The Neural Pruning Law Hypothesis
This work addresses the need for a unifying theoretical framework in neural network pruning, which could improve efficiency and understanding across AI applications, though it is incremental in building on existing pruning concepts.
The paper tackles the problem of poorly understood ad-hoc heuristics in neural network pruning by introducing Hyperflux, a method that models pruning as an interaction between weight flux and network pressure, leading to the discovery of a power-law relationship between minimum flux and density, which they hypothesize as the Neural Pruning Law applicable to various pruning methods.

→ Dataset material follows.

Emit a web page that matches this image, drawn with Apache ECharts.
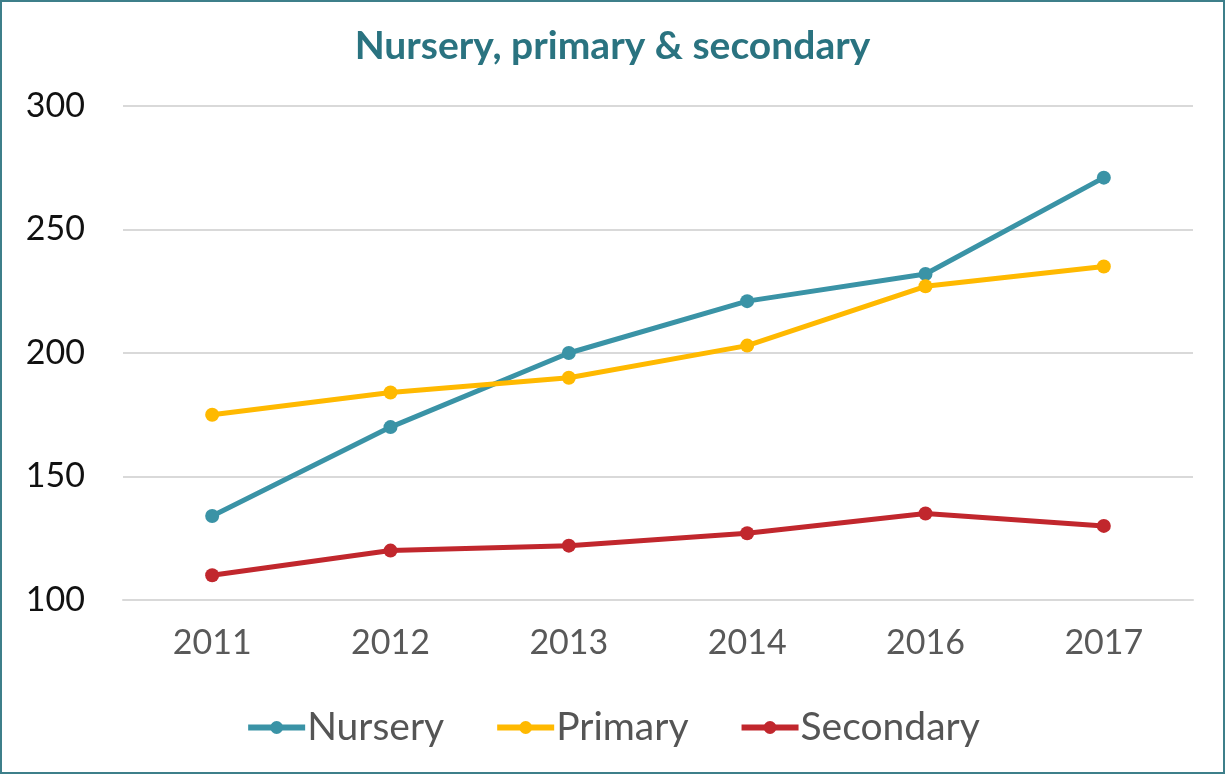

Network pruning is used to reduce inference latency and power consumption in large neural networks. However, most current pruning methods rely on ad-hoc heuristics that are poorly understood. We introduce Hyperflux, a conceptually-grounded pruning method, and use it to study the pruning process. Hyperflux models this process as an interaction between weight flux, the gradient's response to the weight's removal, and network pressure, a global regularization driving weights towards pruning. We postulate properties that arise naturally from our framework and find that the relationship between minimum flux among weights and density follows a power-law equation. Furthermore, we hypothesize the power-law relationship to hold for any effective saliency metric and call this idea the Neural Pruning Law Hypothesis. We validate our hypothesis on several families of pruning methods (magnitude, gradients, $L_0$), providing a potentially unifying property for neural pruning.